>> begin Data excerpt

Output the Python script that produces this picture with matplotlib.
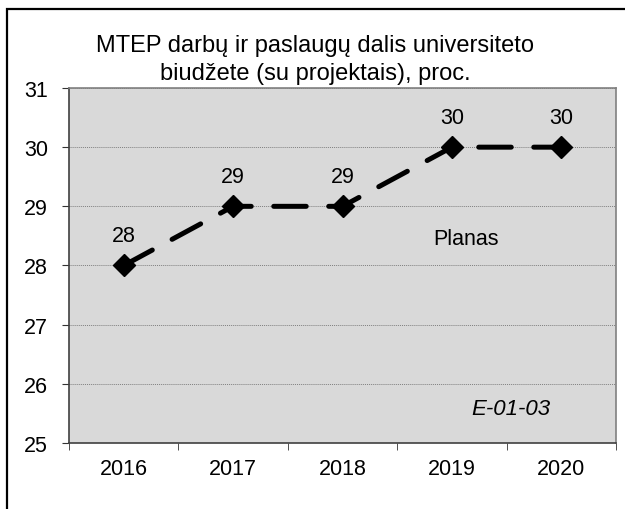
import matplotlib.pyplot as plt
from matplotlib.patches import Rectangle

plt.rcParams['font.family'] = ['Liberation Sans', 'DejaVu Sans']

years = ["2016", "2017", "2018", "2019", "2020"]
values = [28, 29, 29, 30, 30]
title = "MTEP darbų ir paslaugų dalis universiteto\nbiudžete (su projektais), proc."

fig = plt.figure(figsize=(6.25, 5.1), dpi=100)
ax = fig.add_axes([69 / 625, 66 / 510, 547 / 625, 355 / 510])
ax.set_facecolor("#d9d9d9")

x = range(len(years))
ax.plot(x, values, color="black", lw=3.6, dashes=(6.5, 4.5), dash_capstyle="round",
        marker="D", markersize=11, markerfacecolor="black", markeredgecolor="black", zorder=3)

for xi, v in zip(x, values):
    ax.annotate(f"{v}", (xi, v), textcoords="offset points", xytext=(0, 21.6),
                ha="center", va="center", fontsize=15.5)

ax.set_xlim(-0.5, len(years) - 0.5)
ax.set_ylim(25, 31)
ax.set_yticks(range(25, 32))
ax.set_xticks(list(x))
ax.set_xticklabels(years)
ax.set_xticks([i - 0.5 for i in range(len(years) + 1)], minor=True)
ax.tick_params(axis="x", which="major", length=0, labelsize=15.5, pad=11)
ax.tick_params(axis="x", which="minor", length=5, direction="out", color="#333333")
ax.tick_params(axis="y", length=5, direction="out", labelsize=15.5, pad=10, color="#333333")

ax.grid(axis="y", color="#808080", linestyle=(0, (1, 1)), linewidth=0.7)
for side in ["top", "right"]:
    ax.spines[side].set_color("#808080")
for side in ["left", "bottom"]:
    ax.spines[side].set_color("#404040")
for s in ax.spines.values():
    s.set_linewidth(1.2)

ax.text(2.83, 28.45, "Planas", fontsize=15.5, ha="left", va="center")
ax.text(3.54, 25.58, "E-01-03", fontsize=16, style="italic", ha="center", va="center")

fig.text(315 / 625, 1 - 60 / 510, title, ha="center", va="center", fontsize=17, linespacing=1.33)

fig.patches.append(Rectangle((7 / 625, -0.1), 2, 1.1 - 10 / 510, transform=fig.transFigure,
                             fill=False, edgecolor="black", linewidth=1.6))

plt.savefig("out.png", dpi=100)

>> end Data excerpt

Skip the pictures and restate exactly the lines from the beginning of the listing to the line with "plt.rcParams['font.family'] = ['Liberation", that line included.

Output the Python script that produces this picture with matplotlib.
import matplotlib.pyplot as plt
from matplotlib.patches import Rectangle

plt.rcParams['font.family'] = ['Liberation Sans', 'DejaVu Sans']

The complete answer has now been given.